### Stated goal
Reproduce every entry that follows word for word, but omit the images.

Some records:

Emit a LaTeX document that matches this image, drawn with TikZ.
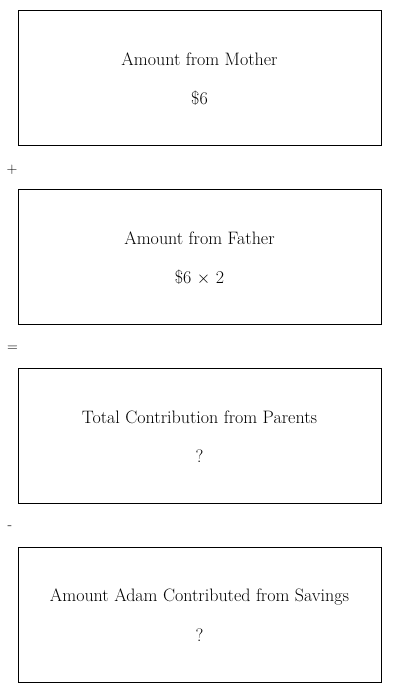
\documentclass[tikz,border=0pt]{standalone}
\begin{document}
\begin{tikzpicture}[x=1pt,y=-1pt,
  box/.style={draw,line width=0.9pt,minimum width=363pt,minimum height=135pt,inner sep=0pt},
  lbl/.style={font=\fontsize{18}{21}\selectfont,inner sep=0pt},
  op/.style={font=\fontsize{15}{18}\selectfont,inner sep=0pt}]
\useasboundingbox (0,0) rectangle (400,693);
\node[box] (b1) at (199.5,77.5) {};
\node[box] (b2) at (199.5,256.5) {};
\node[box] (b3) at (199.5,435.5) {};
\node[box] (b4) at (199.5,614.5) {};
\node[lbl] (t1) at ([yshift=18pt]b1.center) {Amount from Mother};
\node[lbl] (v1) at ([yshift=-21pt]b1.center) {\$6};
\node[lbl] (t2) at ([yshift=18pt]b2.center) {Amount from Father};
\node[lbl] (v2) at ([yshift=-21pt]b2.center) {\$6 $\times$ 2};
\node[lbl] (t3) at ([yshift=18pt]b3.center) {Total Contribution from Parents};
\node[lbl] (v3) at ([yshift=-21pt]b3.center) {?};
\node[lbl] (t4) at ([yshift=18pt]b4.center) {Amount Adam Contributed from Savings};
\node[lbl] (v4) at ([yshift=-21pt]b4.center) {?};
\node[op] (p) at (12,170) {+};
\node[op] (e) at (12.5,348.5) {=};
\node[op] (m) at (10,527.5) {-};
\end{tikzpicture}
\end{document}
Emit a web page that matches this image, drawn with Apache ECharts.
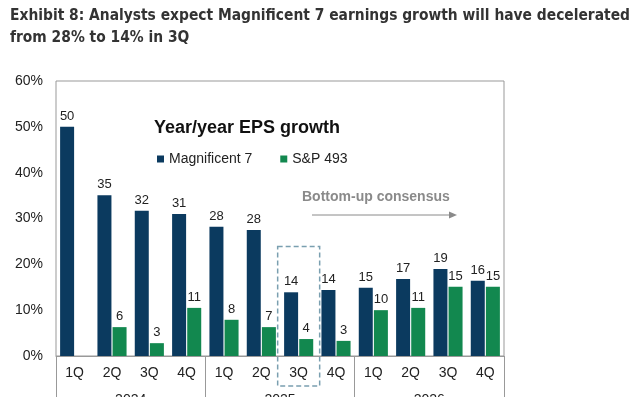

### Exercise answer
Emit a LaTeX document that matches this image, drawn with TikZ.
\documentclass[tikz,border=0pt]{standalone}
\begin{document}
\begin{tikzpicture}[x=1pt,y=-1pt,
  box/.style={draw,line width=0.9pt,minimum width=363pt,minimum height=135pt,inner sep=0pt},
  lbl/.style={font=\fontsize{18}{21}\selectfont,inner sep=0pt},
  op/.style={font=\fontsize{15}{18}\selectfont,inner sep=0pt}]
\useasboundingbox (0,0) rectangle (400,693);
\node[box] (b1) at (199.5,77.5) {};
\node[box] (b2) at (199.5,256.5) {};
\node[box] (b3) at (199.5,435.5) {};
\node[box] (b4) at (199.5,614.5) {};
\node[lbl] (t1) at ([yshift=18pt]b1.center) {Amount from Mother};
\node[lbl] (v1) at ([yshift=-21pt]b1.center) {\$6};
\node[lbl] (t2) at ([yshift=18pt]b2.center) {Amount from Father};
\node[lbl] (v2) at ([yshift=-21pt]b2.center) {\$6 $\times$ 2};
\node[lbl] (t3) at ([yshift=18pt]b3.center) {Total Contribution from Parents};
\node[lbl] (v3) at ([yshift=-21pt]b3.center) {?};
\node[lbl] (t4) at ([yshift=18pt]b4.center) {Amount Adam Contributed from Savings};
\node[lbl] (v4) at ([yshift=-21pt]b4.center) {?};
\node[op] (p) at (12,170) {+};
\node[op] (e) at (12.5,348.5) {=};
\node[op] (m) at (10,527.5) {-};
\end{tikzpicture}
\end{document}
Emit a web page that matches this image, drawn with Apache ECharts.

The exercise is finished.